Jul 10, 2008

unemployment

things are different when you go out to the real world. just a while ago my friend and i went to the mall to do our grocery, as we paid at the counter we realized how things are becoming more and more expensive nowadays and that's when we really felt the need to become more economical than usual. back when i was a student, although i still am now as i am taking up my masters (currently unemployed, expenses shouldered by my parents), the reality that things are becoming more expensive didn't really struck me. maybe because my parents would always tell me and my siblings that there is no need for us to think of money and expenses because as students our responsibility is as follows: attend class, get good grades, aim high-slash-achieve, graduate with flying colors and etc. or maybe because students don't actually work that's why they can't feel how hard it really is to earn. although my parents would remind us that prices are high and we should be thrifty, siguro lang talaga a student's perception is different from that of a non-student. as a resolution, i will keenly separate my needs from my wants --- not only will i save money, but also become good in budgeting. ahhh, the art of economics.

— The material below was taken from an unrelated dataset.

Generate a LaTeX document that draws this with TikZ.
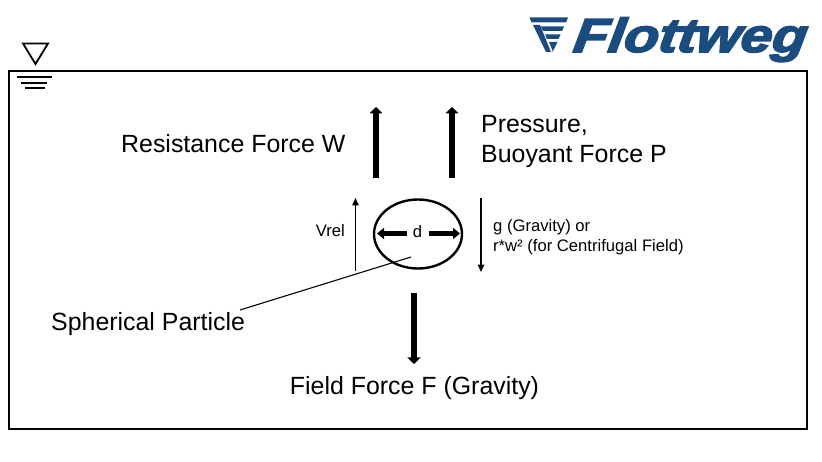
\documentclass[tikz,border=0pt]{standalone}
\usepackage{fontspec}
\setmainfont{Liberation Sans}
\newfontfamily\logofont[FakeBold=3.2,FakeSlant=0.12]{Liberation Sans Bold Italic}
\definecolor{logoblue}{HTML}{1B4C80}
\usetikzlibrary{arrows.meta,shapes.geometric}
\tikzset{
  big/.style={font=\fontsize{25}{30}\selectfont,inner sep=0pt,align=left},
  small/.style={font=\fontsize{16.7}{20.5}\selectfont,inner sep=0pt,align=left},
  force/.style={line width=6.5bp,-{Triangle[length=6.5bp,width=13bp]}},
  thin arrow/.style={line width=1.3pt,-{Triangle[length=7.5pt,width=6.5pt]}},
  dim arrow/.style={line width=4.5bp,-{Triangle[length=7bp,width=11bp]}}
}
\begin{document}
\begin{tikzpicture}[x=1bp,y=-1bp]
\useasboundingbox (0,0) rectangle (822,462);
% frame
\node[draw,line width=2.4pt,minimum width=798bp,minimum height=358bp,inner sep=0pt,anchor=north west] (frame) at (7.6,69.6) {};
% water level
\draw[line width=1.8pt,line join=miter] (23,43.5) -- (48,43.5) -- (35.5,64) -- cycle;
\coordinate (w1a) at (17,77); \coordinate (w1b) at (52,77);
\coordinate (w2a) at (21,83); \coordinate (w2b) at (47,83);
\coordinate (w3a) at (25,88.5); \coordinate (w3b) at (45,88.5);
\draw[line width=2pt] (w1a) -- (w1b);
\draw[line width=2pt] (w2a) -- (w2b);
\draw[line width=2pt] (w3a) -- (w3b);
% logo
\fill[logoblue] (529.5,17.5) -- (568,17.5) -- (566,22.5) -- (531.5,22.5) -- cycle;
\fill[logoblue] (533,25) -- (540,25) -- (551,52) -- (546,52) -- cycle;
\fill[logoblue] (541,26.5) -- (564,26.5) -- (562,31) -- (543,31) -- cycle;
\fill[logoblue] (545,34.5) -- (560.5,34.5) -- (558.5,39) -- (547,39) -- cycle;
\fill[logoblue] (549,42) -- (557.5,42) -- (552.5,52) -- (553,52) -- cycle;
\node[inner sep=0pt,anchor=base west,text=logoblue] (logo) at (572,52)
  {\resizebox{233bp}{34.5bp}{\logofont Flottweg}};
% labels
\node[big,anchor=west] (res) at (121,143.5) {Resistance Force W};
\node[big,anchor=north west] (press) at (481,115) {Pressure,\\Buoyant Force P};
\node[small,anchor=east] (vrel) at (345,231) {Vrel};
\node[small,anchor=west] (grav) at (493,237) {g (Gravity) or\\r*w² (for Centrifugal Field)};
\node[big,anchor=west] (sph) at (51,324) {Spherical Particle};
\node[big,anchor=center] (field) at (414.5,388) {Field Force F (Gravity)};
% force arrows
\coordinate (wS) at (376,178); \coordinate (wE) at (376,107);
\coordinate (pS) at (452,178); \coordinate (pE) at (452,107);
\coordinate (fS) at (414,293); \coordinate (fE) at (414,364);
\draw[force] (wS) -- (wE);
\draw[force] (pS) -- (pE);
\draw[force] (fS) -- (fE);
% particle
\node[draw,line width=2.4pt,ellipse,minimum width=88bp,minimum height=69bp,inner sep=0pt] (part) at (418,234) {};
\node[small,anchor=center] (d) at (417.5,232) {d};
\coordinate (dL) at (407,233.5); \coordinate (dLe) at (377,233.5);
\coordinate (dR) at (429,233.5); \coordinate (dRe) at (460,233.5);
\draw[dim arrow] (dL) -- (dLe);
\draw[dim arrow] (dR) -- (dRe);
% thin arrows
\coordinate (vS) at (355.5,271); \coordinate (vE) at (355.5,198);
\coordinate (gS) at (481,198); \coordinate (gE) at (481,272);
\draw[thin arrow] (vS) -- (vE);
\draw[thin arrow] (gS) -- (gE);
% leader
\coordinate (lS) at (240,310); \coordinate (lE) at (411,257);
\draw[line width=1.1pt] (lS) -- (lE);
\end{tikzpicture}
\end{document}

speaking of unemployment, i have been job-hunting with friends and still no luck. when i received my diploma, i felt obliged to work and pay for my expenses. my parents didn't want me to look for a job, especially if it has to do with call centers; for some reason they just want me to bum around and "grab the opportunity of resting while you still can", said both of them in a conversation a few days after june 2. however, being the sag that i am --- always drawn to motion and activity, bumming around is not and has never been my type. although i am taking up my masters, still sunday classes leave the weekdays for more bumming. i get exactly what they mean, it's just that i feel like i'm having too much rest. my parents want me to rest and i don't want to be a bummer, they don't want me to work yet and i want to work on something. my unemployment leads me to further job-hunting, something i am working on. so to compromise, i am balancing rest and job-hunting. that way i can chill and relax while not overdoing it, job-hunting while not overdoing it too. and yes, since i am still looking for employment i get to rest while having little preoccupations. ends meet.